The first is how i’m adjusting the co-ordinates to pass into the noise function. A first pass implementation for this might look something like:

for(int o = 0; o < nOctaves; o++) {
for(int i = 0; i < NX; i++) {
for(int j = 0; j < NY; j++) {
uint8_t accum = inoise8((x+(iadj))(2^o), (y+(jadj))(2^o),z*(2^o))>>o;
}
}
}

(note, just including the calls to the noise functions above. Of course, that loop above will end up generating 5 multiplies and 3 power functions for each point for each octave. Or, 2000 multiplies and 900 powerfunctions. (And for completeness, 800 additions - giving us a total of 3700 math operations, not including the loop control functions)

So, how can things be pulled out? First off, we know what we really want is, for each point we’re computing in the inner loops, are x/y values that are adjusted as we walk across the matrix. So, for example, (0,0) == (x,y), (1,0) == (x+adj,y), (2,0) == (x+2*adj,y), etc… We can get rid of the multiply and turn it into an add by keeping a separate value tracking the current “value to add” - and that gives us:

uint32_t ladj = adj;
for(int o = 0; o < nOctaves; o++) {
for(int i = 0, iadj=0; i < NX; i++,iadj+=ladj) {
for(int j = 0, jadj=0; j < NY; j++,iadj+=ladj) {
uint8_t accum = inoise8((x+(iadj))(2^o), (y+(jadj))(2^o),z*(2^o))>>o;
}
}
}

Now we’re at 1200 multiplies, 900 power function calls, our 800 original additions, 400 additions to jadj, but only (assuming a 10x10 grid), 40 additions to iadj for a total of 1240 additions. Still at 3340 math operations, however additions are often far cheaper than multiplies, especially on the avr.

Still, though - lots of multiplies in there. What more can be done? Remember from math classes that Z * (A + B) === ZA * ZB? If we do that here, we see something like (x * 2^o) + (iadj * 2^o) for each of our coordinates. 2^o is basically a power of 2 - when octave is 0, that’ll ahve the value 1, when octave is 1, the value will be 2, when octave is 2, the value will be 4, etc… but basically, it’s just doubling it. Well, what if we just adjusted our base x,y,z and adjustment values once per octave, then?

uint32_t ladj=adj,lx=x,ly=y,lz=z;

for(int o = 0; o < nOctaves; o++) {
for(int i = 0, iadj=0; i < NX; i++,iadj+=ladj) {
for(int j = 0, jadj=0; j < NY; j++,iadj+=ladj) {
uint8_t accum = inoise8(lx + iadj, ly + jadj, lz)>>o;
}
}
ladj *= 2;
lx *= 2;
ly *= 2;
lz *= 2;
}

Et voila.
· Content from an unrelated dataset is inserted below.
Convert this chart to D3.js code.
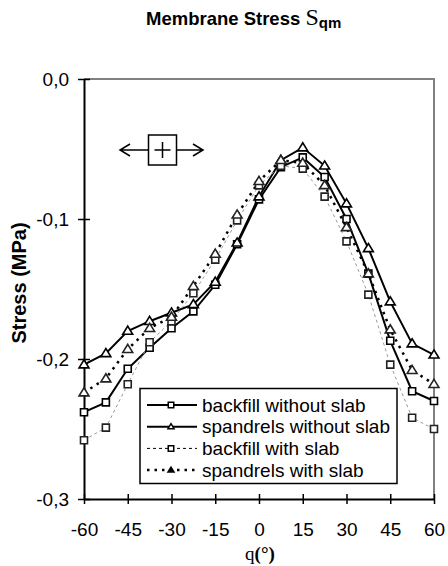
<!DOCTYPE html>
<html>
<head>
<meta charset="utf-8">
<script src="https://cdn.jsdelivr.net/npm/d3@7"></script>
<style>
  body { margin: 0; background: #fff; }
  text { font-family: "Liberation Sans", Arial, sans-serif; fill: #000; }
  .axis text { font-size: 19px; }
  .serif { font-family: "Liberation Serif", "Times New Roman", serif; }
</style>
</head>
<body>
<div id="canvas"></div>
<script>
// angle positions (degrees) and stress values (MPa)
const angles = [-60, -52.5, -45, -37.5, -30, -22.5, -15, -7.5, 0, 7.5, 15, 22.5, 30, 37.5, 45, 52.5, 60];
const backfillNoSlab = [-0.238, -0.231, -0.207, -0.192, -0.178, -0.166, -0.147, -0.118, -0.086, -0.063, -0.056, -0.070, -0.100, -0.139, -0.187, -0.223, -0.230];
const spandrelsNoSlab = [-0.204, -0.196, -0.180, -0.173, -0.167, -0.161, -0.145, -0.117, -0.084, -0.058, -0.049, -0.062, -0.089, -0.121, -0.159, -0.189, -0.197];
const backfillSlab = [-0.258, -0.249, -0.218, -0.188, -0.173, -0.153, -0.129, -0.101, -0.076, -0.062, -0.064, -0.084, -0.116, -0.154, -0.204, -0.242, -0.250];
const spandrelsSlab = [-0.224, -0.214, -0.193, -0.178, -0.170, -0.148, -0.125, -0.097, -0.073, -0.058, -0.060, -0.076, -0.106, -0.139, -0.179, -0.208, -0.218];

const seriesNames = ["backfill without slab", "spandrels without slab", "backfill with slab", "spandrels with slab"];

const xTicks = [-60, -45, -30, -15, 0, 15, 30, 45, 60];
const yTicks = [0, -0.1, -0.2, -0.3];
const yTickLabels = ["0,0", "-0,1", "-0,2", "-0,3"];

const w = 448;
const h = 566;
const margin = { top: 79, bottom: 67, left: 84, right: 14 };

const width = w - (margin.left + margin.right);
const height = h - (margin.top + margin.bottom);

const svg = d3.select("#canvas")
  .append("svg")
  .attr("width", w)
  .attr("height", h);

const x = d3.scaleLinear().domain([-60, 60]).range([0, width]);
const y = d3.scaleLinear().domain([-0.3, 0]).range([height, 0]);

// styles per series
const styles = [
  { values: backfillNoSlab, stroke: "#000", width: 2, dash: null, marker: "square", mstroke: "#000" },
  { values: spandrelsNoSlab, stroke: "#000", width: 2, dash: null, marker: "triangle", mstroke: "#000" },
  { values: backfillSlab, stroke: "#999", width: 1, dash: "3,3", marker: "square", mstroke: "#222" },
  { values: spandrelsSlab, stroke: "#000", width: 2.5, dash: "2.5,5", marker: "triangle", mstroke: "#222" }
];

function title() {
  const t = svg.append("text")
    .attr("x", 146)
    .attr("y", 25)
    .style("font-weight", "bold")
    .style("font-size", "18.5px");
  t.append("tspan").text("Membrane Stress ");
  t.append("tspan").attr("class", "serif")
    .style("font-weight", "normal")
    .style("font-size", "24px")
    .text("S");
  t.append("tspan")
    .attr("dy", 3)
    .style("font-size", "15px")
    .text("qm");
}

function markerPath(type, s) {
  if (type === "square") {
    return "M" + (-s / 2) + "," + (-s / 2) + "h" + s + "v" + s + "h" + (-s) + "Z";
  }
  const hh = s * 0.9;
  return "M0," + (-hh * 0.6) + "L" + (s * 0.55) + "," + (hh * 0.4) + "L" + (-s * 0.55) + "," + (hh * 0.4) + "Z";
}

function render() {
  const chart = svg.append("g")
    .attr("transform", "translate(" + margin.left + "," + margin.top + ")");

  // gray frame top and right
  chart.append("path")
    .attr("d", "M0,0H" + width + "V" + height)
    .attr("fill", "none")
    .attr("stroke", "#808080")
    .attr("stroke-width", 2);

  // direction symbol
  const sym = chart.append("g")
    .attr("fill", "none")
    .attr("stroke", "#000")
    .attr("stroke-width", 1.5);
  sym.append("rect").attr("x", 64.5).attr("y", 56).attr("width", 28).attr("height", 30);
  sym.append("path").attr("d", "M70.5,71h16M78.5,63v16");
  sym.append("path").attr("d", "M64.5,71H36M46,65L36,71L46,77");
  sym.append("path").attr("d", "M92.5,71H119M109,65L119,71L109,77");

  const xAxis = d3.axisBottom(x)
    .tickValues(xTicks)
    .tickFormat(d => d)
    .tickSizeInner(5)
    .tickSizeOuter(0)
    .tickPadding(19);

  const yAxis = d3.axisLeft(y)
    .tickValues(yTicks)
    .tickFormat((d, i) => yTickLabels[i])
    .tickSizeInner(6)
    .tickSizeOuter(0)
    .tickPadding(9);

  const gx = chart.append("g")
    .attr("class", "axis")
    .attr("transform", "translate(0," + height + ")")
    .call(xAxis);
  gx.selectAll(".tick line").attr("y1", -5).attr("stroke-width", 1.5);
  gx.select(".domain").attr("stroke-width", 2);
  gx.selectAll(".tick text").text(d => String(d).replace("\u2212", "-"));

  const gy = chart.append("g")
    .attr("class", "axis")
    .call(yAxis);
  gy.selectAll(".tick line").attr("x1", 6).attr("stroke-width", 1.5);
  gy.select(".domain").attr("stroke-width", 2);
  gy.selectAll(".tick text").attr("x", -15);

  const line = d3.line()
    .x((d, i) => x(angles[i]))
    .y(d => y(d));

  styles.forEach(function(s) {
    chart.append("path")
      .datum(s.values)
      .attr("d", line)
      .attr("fill", "none")
      .attr("stroke", s.stroke)
      .attr("stroke-width", s.width)
      .attr("stroke-dasharray", s.dash);
  });

  styles.forEach(function(s) {
    chart.selectAll(null)
      .data(s.values)
      .enter()
      .append("path")
      .attr("transform", (d, i) => "translate(" + x(angles[i]) + "," + y(d) + ")")
      .attr("d", markerPath(s.marker, s.marker === "square" ? 7 : 9))
      .attr("fill", "#fff")
      .attr("stroke", s.mstroke)
      .attr("stroke-width", 1.6);
  });

  // legend
  const legend = svg.append("g").attr("transform", "translate(140,388.5)");
  legend.append("rect")
    .attr("width", 257)
    .attr("height", 95)
    .attr("fill", "#fff")
    .attr("stroke", "#000")
    .attr("stroke-width", 1.5);

  seriesNames.forEach(function(name, i) {
    const s = styles[i];
    const ry = 16.5 + i * 21.7;
    legend.append("line")
      .attr("x1", 7).attr("x2", 57)
      .attr("y1", ry).attr("y2", ry)
      .attr("stroke", i === 2 ? "#000" : s.stroke)
      .attr("stroke-width", i === 2 ? 1 : s.width)
      .attr("stroke-dasharray", s.dash);
    legend.append("path")
      .attr("transform", "translate(31," + ry + ")")
      .attr("d", markerPath(s.marker, 5.5))
      .attr("fill", i === 3 ? "#000" : "#fff")
      .attr("stroke", "#000")
      .attr("stroke-width", 1.5);
    legend.append("text")
      .attr("x", 62)
      .attr("y", ry)
      .attr("dy", "0.35em")
      .style("font-size", "19px")
      .text(name);
  });

  // axis titles
  svg.append("text")
    .attr("transform", "translate(26,283) rotate(-90)")
    .attr("text-anchor", "middle")
    .style("font-weight", "bold")
    .style("font-size", "20px")
    .text("Stress (MPa)");

  const xt = svg.append("text")
    .attr("x", 260)
    .attr("y", 560)
    .attr("text-anchor", "middle")
    .attr("class", "serif")
    .style("font-size", "19px")
    .style("font-weight", "bold");
  xt.append("tspan").style("font-weight", "normal").text("q");
  xt.append("tspan").text("(°)");
}

title();
render();
</script>
</body>
</html>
We still have our 800 basic additions, our 440 additions for adjusting iadj/jadj, but now only 16 multiplies (4 per octave) for each of our ladj, lx, ly, and lz values.

That is much much much nicer, isn’t it?

Of course you could also change the var*=2 to var=var<<1
Some compilers will optimise multiply by 2’s with a left bit shift but I prefer to make sure myself :slight_smile:

Yes, although when you are only doing 16/frame it matters less, and so the clarity in code I’m giving others is preferred. (Also, GCC is pretty good about mul to left shift. Div to right shift? Not at all. Also - failure to convert costs you one cycle with mul and dozens with div

Good point, heavily optimised code can become quite unreadable except to the author!
One aspect I miss when using the Arduino dev system is the lack of an assembler output file as this is very useful to see what the compiler is doing with your C code quickly and easily.